Without DIP, you'd need real SendGrid credentials to test.

## Quick Reference

| Violation | Correct |
|-----------|---------|
| `this.db = new MySQL()` | `constructor(db: Database)` |
| `this.email = new SendGrid()` | `constructor(email: EmailService)` |
| `this.logger = new FileLogger()` | `constructor(logger: Logger)` |
| `this.cache = new Redis()` | `constructor(cache: Cache)` |
| Hardcoded config in class | Config injected via constructor |

## Common Rationalizations (All Invalid)

| Excuse | Reality |
|--------|---------|
| "DI is overcomplicating" | DI is the same code, just organized correctly. |
| "It's just one dependency" | One coupling is still coupling. |
| "We'll refactor when we need tests" | You won't. Write it right the first time. |
| "For production you'd want DI" | Then write it with DI now. |
| "It's faster without interfaces" | It's not. You type the same amount. |
| "Small project doesn't need DI" | Small projects grow.

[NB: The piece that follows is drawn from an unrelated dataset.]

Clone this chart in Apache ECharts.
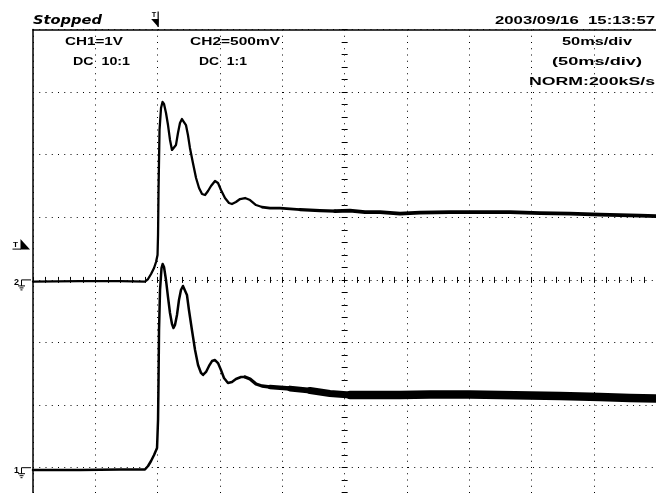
<!DOCTYPE html>
<html>
<head>
<meta charset="utf-8">
<script src="https://cdn.jsdelivr.net/npm/echarts@6/dist/echarts.min.js"></script>
<style>
  html, body { margin: 0; padding: 0; background: #fff; }
  #scope { width: 656px; height: 493px; }
</style>
</head>
<body>
<div id="scope"></div>
<script>
// ---- Acquisition settings ----
const TIME_PER_DIV = 50;          // ms / div
const TIME_MIN = -100;            // ms (trigger at 0)
const TIME_MAX = 400;
const DIV_HALF = 4;               // vertical divisions above/below centre
const CH1_VOLTS_PER_DIV = 1;
const CH1_OFFSET_DIV = -3;
const CH2_VOLTS_PER_DIV = 0.5;
const CH2_OFFSET_DIV = 0;
const TRIGGER_LEVEL_DIV = 0.5;    // on CH2

// ---- Header texts ----
const statusText = 'Stopped';
const dateText = '2003/09/16  15:13:57';
const ch1Texts = ['CH1=1V', 'DC  10:1'];
const ch2Texts = ['CH2=500mV', 'DC  1:1'];
const timebaseTexts = ['50ms/div', '(50ms/div)', 'NORM:200kS/s'];

// ---- CH1 trace (ms, V) ----
const ch1Time = [-100, -62.3, -30.2, -10.2, -7.7, -5.3, -2.9, -0.5, 0.3, 0.7, 1.1, 1.9, 3.1, 4.0, 5.1, 6.7, 8.3, 9.9, 11.5, 12.7, 13.9, 15.5, 17.1, 18.7, 20.3, 21.9, 23.5, 25.1, 27.5, 30.0, 32.4, 34.8, 36.4, 38.8, 41.2, 43.6, 46.0, 48.4, 50.8, 53.2, 56.4, 59.6, 62.8, 66.9, 70.1, 74.1, 78.9, 83.7, 90.1, 98.1, 106.2, 114.2, 122.2, 138.2, 154.3, 178.4, 194.4, 218.5, 250.6, 274.6, 298.7, 322.8, 354.8, 378.9, 400];
const ch1Volt = [-0.037, -0.037, -0.029, -0.029, 0.027, 0.107, 0.203, 0.315, 0.762, 1.401, 2.200, 2.839, 3.190, 3.254, 3.206, 2.998, 2.726, 2.471, 2.295, 2.231, 2.279, 2.439, 2.679, 2.839, 2.903, 2.887, 2.759, 2.519, 2.200, 1.880, 1.641, 1.513, 1.481, 1.529, 1.625, 1.704, 1.720, 1.672, 1.561, 1.433, 1.353, 1.369, 1.417, 1.449, 1.449, 1.417, 1.337, 1.305, 1.289, 1.277, 1.265, 1.249, 1.233, 1.185, 1.161, 1.161, 1.161, 1.169, 1.169, 1.161, 1.153, 1.145, 1.129, 1.113, 1.105];

// ---- CH2 trace (ms, V) ----
const ch2Time = [-100, -62.3, -30.2, -10.2, -7.7, -5.3, -2.9, -1.3, -0.1, 0.3, 0.7, 1.5, 2.7, 3.9, 5.1, 6.7, 8.3, 9.9, 11.5, 13.1, 14.7, 16.3, 17.9, 19.5, 21.1, 22.7, 24.3, 25.9, 28.3, 30.8, 33.2, 35.6, 38.0, 40.4, 42.8, 46.0, 48.4, 50.8, 54.0, 57.2, 59.6, 62.8, 66.1, 70.1, 74.1, 78.9, 83.7, 90.1, 98.1, 106.2, 114.2, 122.2, 130.2, 142.3, 154.3, 166.3, 178.4, 194.4, 210.4, 234.5, 258.6, 282.6, 306.7, 330.8, 354.8, 370.9, 386.9, 400];
const ch2Volt = [-0.013, -0.009, -0.009, -0.013, 0.007, 0.047, 0.095, 0.143, 0.199, 0.359, 0.718, 1.197, 1.373, 1.421, 1.405, 1.333, 1.237, 1.118, 1.038, 1.030, 1.078, 1.173, 1.253, 1.285, 1.285, 1.237, 1.157, 1.054, 0.934, 0.814, 0.734, 0.686, 0.678, 0.710, 0.750, 0.790, 0.774, 0.718, 0.654, 0.614, 0.606, 0.622, 0.646, 0.654, 0.638, 0.598, 0.582, 0.574, 0.574, 0.568, 0.562, 0.558, 0.554, 0.550, 0.554, 0.542, 0.542, 0.530, 0.538, 0.542, 0.542, 0.542, 0.534, 0.530, 0.522, 0.518, 0.514, 0.510];

// Noise band growth: [from ms, stroke width px] for each channel
const ch1Band = [[TIME_MIN, 2.5], [70.1, 3.4], [90.1, 4.6], [106.2, 5.8], [122.2, 7], [154.3, 8.4]];
const ch2Band = [[TIME_MIN, 2.3], [83.7, 2.8], [114.2, 3.3], [142.3, 3.8]];

// Convert a channel's samples into screen divisions
function toDivPoints(times, volts, voltsPerDiv, offsetDiv) {
  return times.map((t, i) => [t, volts[i] / voltsPerDiv + offsetDiv]);
}
const ch1Points = toDivPoints(ch1Time, ch1Volt, CH1_VOLTS_PER_DIV, CH1_OFFSET_DIV);
const ch2Points = toDivPoints(ch2Time, ch2Volt, CH2_VOLTS_PER_DIV, CH2_OFFSET_DIV);
const between = (pts, a, b) => pts.filter(p => p[0] >= a && p[0] <= b);

const INK = '#000';
const dotted = { color: INK, width: 1, type: [1, 5.25] };
const hidden = { show: false };
const GRID = { left: 33, top: 29.5, width: 623.3, height: 500.8 };

function traceSeries(data, width) {
  return {
    type: 'line', data, xAxisIndex: 0, yAxisIndex: 0,
    symbol: 'none', showSymbol: false, silent: true,
    lineStyle: { color: INK, width, cap: 'round', join: 'round' }
  };
}
function channelSeries(points, band) {
  return band.map((stage, i) => {
    const end = i + 1 < band.length ? band[i + 1][0] : TIME_MAX;
    return traceSeries(between(points, stage[0], end), stage[1]);
  });
}

const chart = echarts.init(document.getElementById('scope'), null, { renderer: 'canvas' });

chart.setOption({
  animation: false,
  backgroundColor: '#fff',
  grid: Object.assign({ outerBoundsMode: 'none', containLabel: false }, GRID),
  xAxis: [
    { // time divisions
      type: 'value', min: TIME_MIN, max: TIME_MAX, interval: TIME_PER_DIV,
      axisLine: { show: false, onZero: false }, axisTick: hidden, axisLabel: hidden,
      splitLine: { show: true, lineStyle: dotted }
    },
    { // top frame edge
      type: 'value', position: 'top', min: TIME_MIN, max: TIME_MAX,
      axisLine: { show: true, onZero: false, lineStyle: { color: INK, width: 1.5 } },
      axisTick: hidden, axisLabel: hidden, splitLine: hidden
    },
    { // centre scale, ticks above
      type: 'value', position: 'bottom', min: TIME_MIN, max: TIME_MAX, interval: TIME_PER_DIV / 5,
      axisLine: { show: false, onZero: true, onZeroAxisIndex: 0 },
      axisTick: { show: true, inside: true, length: 3, lineStyle: { color: INK, width: 1 } },
      axisLabel: hidden, splitLine: hidden
    },
    { // centre scale, ticks below
      type: 'value', position: 'bottom', min: TIME_MIN, max: TIME_MAX, interval: TIME_PER_DIV / 5,
      axisLine: { show: false, onZero: true, onZeroAxisIndex: 0 },
      axisTick: { show: true, inside: false, length: 3, lineStyle: { color: INK, width: 1 } },
      axisLabel: hidden, splitLine: hidden
    }
  ],
  yAxis: [
    { // vertical divisions + left frame edge
      type: 'value', min: -DIV_HALF, max: DIV_HALF, interval: 1,
      axisLine: { show: true, onZero: false, lineStyle: { color: INK, width: 1.5 } },
      axisTick: hidden, axisLabel: hidden,
      splitLine: { show: true, lineStyle: dotted }
    },
    { // centre scale, ticks right
      type: 'value', position: 'left', offset: -GRID.width / 2, min: -DIV_HALF, max: DIV_HALF, interval: 0.2,
      axisLine: { show: false, onZero: false },
      axisTick: { show: true, inside: true, length: 3, lineStyle: { color: INK, width: 1 } },
      axisLabel: hidden, splitLine: hidden
    },
    { // centre scale, ticks left
      type: 'value', position: 'left', offset: -GRID.width / 2, min: -DIV_HALF, max: DIV_HALF, interval: 0.2,
      axisLine: { show: false, onZero: false },
      axisTick: { show: true, inside: false, length: 3, lineStyle: { color: INK, width: 1 } },
      axisLabel: hidden, splitLine: hidden
    }
  ],
  series: channelSeries(ch1Points, ch1Band).concat(channelSeries(ch2Points, ch2Band))
});

// ---- Annotations: header texts, trigger and ground markers ----
const measureCtx = document.createElement('canvas').getContext('2d');
const FONT = 'bold 11px "Liberation Sans"';
function fittedText(str, left, cy, width, font) {
  font = font || FONT;
  measureCtx.font = font;
  const w = measureCtx.measureText(str).width;
  return {
    type: 'text', x: left, y: cy, scaleX: width / w, z: 100, silent: true,
    style: {
      text: str, font, fill: INK,
      align: 'left', verticalAlign: 'middle',
      textAlign: 'left', textVerticalAlign: 'middle'
    }
  };
}
function seg(x1, y1, x2, y2, w) {
  return { type: 'line', z: 100, silent: true, shape: { x1, y1, x2, y2 }, style: { stroke: INK, lineWidth: w || 1 } };
}
function groundMarker(label, gy) {
  return [
    fittedText(label, 14, gy + 3, 5, 'bold 9px "Liberation Sans"'),
    seg(21.5, gy, 31, gy, 1),
    seg(21.5, gy, 21.5, gy + 6, 1),
    seg(18, gy + 6, 25, gy + 6, 1),
    seg(19.5, gy + 8, 23.5, gy + 8, 1),
    seg(20.5, gy + 10, 22.5, gy + 10, 1)
  ];
}

const trigX = chart.convertToPixel({ xAxisIndex: 0 }, 0);
const trigY = chart.convertToPixel({ yAxisIndex: 0 }, TRIGGER_LEVEL_DIV + CH2_OFFSET_DIV);
const g1 = chart.convertToPixel({ yAxisIndex: 0 }, CH1_OFFSET_DIV);
const g2 = chart.convertToPixel({ yAxisIndex: 0 }, CH2_OFFSET_DIV);

const graphics = [
  fittedText(statusText, 33, 20.5, 69, 'italic bold 12px "DejaVu Sans"'),
  fittedText(dateText, 495, 20.5, 160),
  fittedText(ch1Texts[0], 65, 41.5, 58),
  fittedText(ch1Texts[1], 73, 61.5, 57),
  fittedText(ch2Texts[0], 190, 41.5, 90),
  fittedText(ch2Texts[1], 199, 61.5, 48),
  fittedText(timebaseTexts[0], 562, 41.5, 70),
  fittedText(timebaseTexts[1], 552, 62, 90),
  fittedText(timebaseTexts[2], 529, 82, 126),
  // trigger time marker (top)
  fittedText('T', trigX - 6, 15, 4.5, 'bold 8px "Liberation Sans"'),
  seg(trigX + 0.5, 11.5, trigX + 0.5, 27, 1.2),
  { type: 'polygon', z: 100, silent: true,
    shape: { points: [[trigX - 6.5, 19], [trigX + 1, 19], [trigX + 0.5, 27]] },
    style: { fill: INK } },
  // trigger level marker (left)
  fittedText('T', 13, trigY - 4, 5, 'bold 8px "Liberation Sans"'),
  seg(12.5, trigY + 0.5, 21, trigY + 0.5, 1),
  { type: 'polygon', z: 100, silent: true,
    shape: { points: [[20.5, trigY - 9.5], [20.5, trigY + 1], [30, trigY + 1]] },
    style: { fill: INK } }
].concat(groundMarker('2', g2), groundMarker('1', g1));

chart.setOption({ graphic: graphics });
</script>
</body>
</html>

Start right. |

## The Bottom Line

**Depend on abstractions. Inject dependencies. Never instantiate internally.**

When asked to create tight-coupled code:
1. Define interface for the dependency
2. Accept dependency via constructor
3. Implement interface separately

Never provide "simple" versions that violate DIP. The "simple" version is untestable, inflexible code. Dependency injection IS the simple, correct approach.